--- Data block ---

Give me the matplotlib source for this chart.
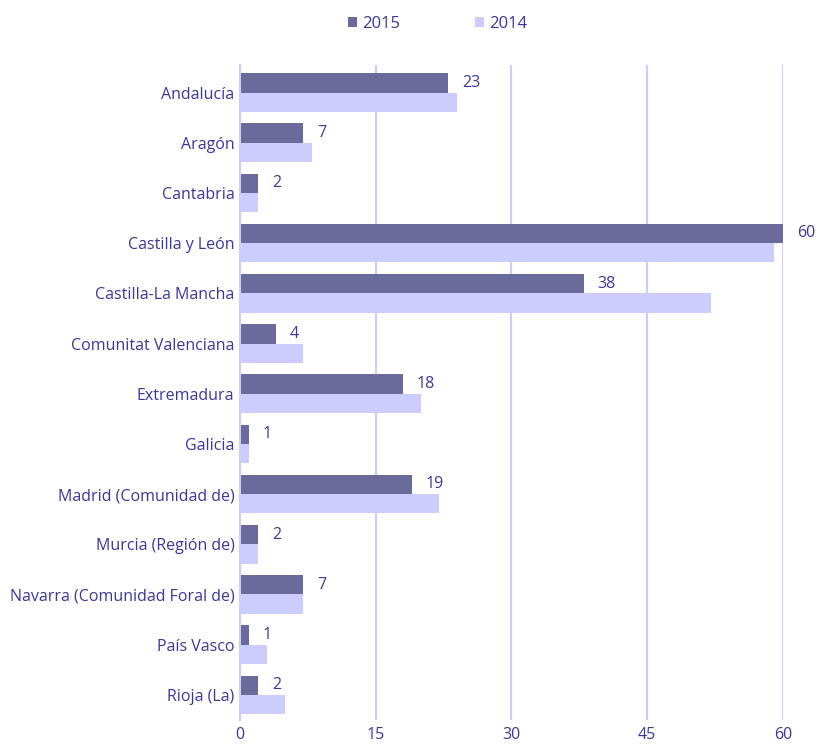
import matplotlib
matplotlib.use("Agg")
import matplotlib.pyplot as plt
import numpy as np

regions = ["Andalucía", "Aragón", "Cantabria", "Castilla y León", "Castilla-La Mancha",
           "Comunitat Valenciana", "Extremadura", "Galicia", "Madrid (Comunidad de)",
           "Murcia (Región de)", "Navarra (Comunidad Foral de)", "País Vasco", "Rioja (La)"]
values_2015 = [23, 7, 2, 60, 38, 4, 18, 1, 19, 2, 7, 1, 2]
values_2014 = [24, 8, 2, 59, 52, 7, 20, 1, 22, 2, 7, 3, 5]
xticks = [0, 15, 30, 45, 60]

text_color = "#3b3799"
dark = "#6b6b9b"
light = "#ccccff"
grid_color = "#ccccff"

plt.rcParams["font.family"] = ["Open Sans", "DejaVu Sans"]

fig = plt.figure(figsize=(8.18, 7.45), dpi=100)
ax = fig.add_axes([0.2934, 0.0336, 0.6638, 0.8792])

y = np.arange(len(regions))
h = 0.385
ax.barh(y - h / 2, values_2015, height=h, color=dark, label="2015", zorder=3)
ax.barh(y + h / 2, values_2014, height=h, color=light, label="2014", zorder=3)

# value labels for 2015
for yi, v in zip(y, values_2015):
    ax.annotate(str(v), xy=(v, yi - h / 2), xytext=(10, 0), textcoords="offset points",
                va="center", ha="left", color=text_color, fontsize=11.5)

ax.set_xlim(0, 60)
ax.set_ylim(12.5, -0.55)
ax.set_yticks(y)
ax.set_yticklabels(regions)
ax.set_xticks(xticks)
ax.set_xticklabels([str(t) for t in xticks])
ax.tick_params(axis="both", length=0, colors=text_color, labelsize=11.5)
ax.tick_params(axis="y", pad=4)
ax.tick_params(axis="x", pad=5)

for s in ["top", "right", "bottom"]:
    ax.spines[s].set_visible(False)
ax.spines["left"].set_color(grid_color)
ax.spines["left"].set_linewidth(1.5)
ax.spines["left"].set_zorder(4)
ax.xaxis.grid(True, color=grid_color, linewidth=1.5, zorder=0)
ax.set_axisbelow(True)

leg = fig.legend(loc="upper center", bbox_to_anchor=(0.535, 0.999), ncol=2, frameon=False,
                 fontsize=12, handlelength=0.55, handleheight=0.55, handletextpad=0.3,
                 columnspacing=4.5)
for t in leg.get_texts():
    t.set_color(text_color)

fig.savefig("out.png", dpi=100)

---

What the task requires:
Write out the full listing verbatim, excluding its pictures.

Task response:
Give me the matplotlib source for this chart.
import matplotlib
matplotlib.use("Agg")
import matplotlib.pyplot as plt
import numpy as np

regions = ["Andalucía", "Aragón", "Cantabria", "Castilla y León", "Castilla-La Mancha",
           "Comunitat Valenciana", "Extremadura", "Galicia", "Madrid (Comunidad de)",
           "Murcia (Región de)", "Navarra (Comunidad Foral de)", "País Vasco", "Rioja (La)"]
values_2015 = [23, 7, 2, 60, 38, 4, 18, 1, 19, 2, 7, 1, 2]
values_2014 = [24, 8, 2, 59, 52, 7, 20, 1, 22, 2, 7, 3, 5]
xticks = [0, 15, 30, 45, 60]

text_color = "#3b3799"
dark = "#6b6b9b"
light = "#ccccff"
grid_color = "#ccccff"

plt.rcParams["font.family"] = ["Open Sans", "DejaVu Sans"]

fig = plt.figure(figsize=(8.18, 7.45), dpi=100)
ax = fig.add_axes([0.2934, 0.0336, 0.6638, 0.8792])

y = np.arange(len(regions))
h = 0.385
ax.barh(y - h / 2, values_2015, height=h, color=dark, label="2015", zorder=3)
ax.barh(y + h / 2, values_2014, height=h, color=light, label="2014", zorder=3)

# value labels for 2015
for yi, v in zip(y, values_2015):
    ax.annotate(str(v), xy=(v, yi - h / 2), xytext=(10, 0), textcoords="offset points",
                va="center", ha="left", color=text_color, fontsize=11.5)

ax.set_xlim(0, 60)
ax.set_ylim(12.5, -0.55)
ax.set_yticks(y)
ax.set_yticklabels(regions)
ax.set_xticks(xticks)
ax.set_xticklabels([str(t) for t in xticks])
ax.tick_params(axis="both", length=0, colors=text_color, labelsize=11.5)
ax.tick_params(axis="y", pad=4)
ax.tick_params(axis="x", pad=5)

for s in ["top", "right", "bottom"]:
    ax.spines[s].set_visible(False)
ax.spines["left"].set_color(grid_color)
ax.spines["left"].set_linewidth(1.5)
ax.spines["left"].set_zorder(4)
ax.xaxis.grid(True, color=grid_color, linewidth=1.5, zorder=0)
ax.set_axisbelow(True)

leg = fig.legend(loc="upper center", bbox_to_anchor=(0.535, 0.999), ncol=2, frameon=False,
                 fontsize=12, handlelength=0.55, handleheight=0.55, handletextpad=0.3,
                 columnspacing=4.5)
for t in leg.get_texts():
    t.set_color(text_color)

fig.savefig("out.png", dpi=100)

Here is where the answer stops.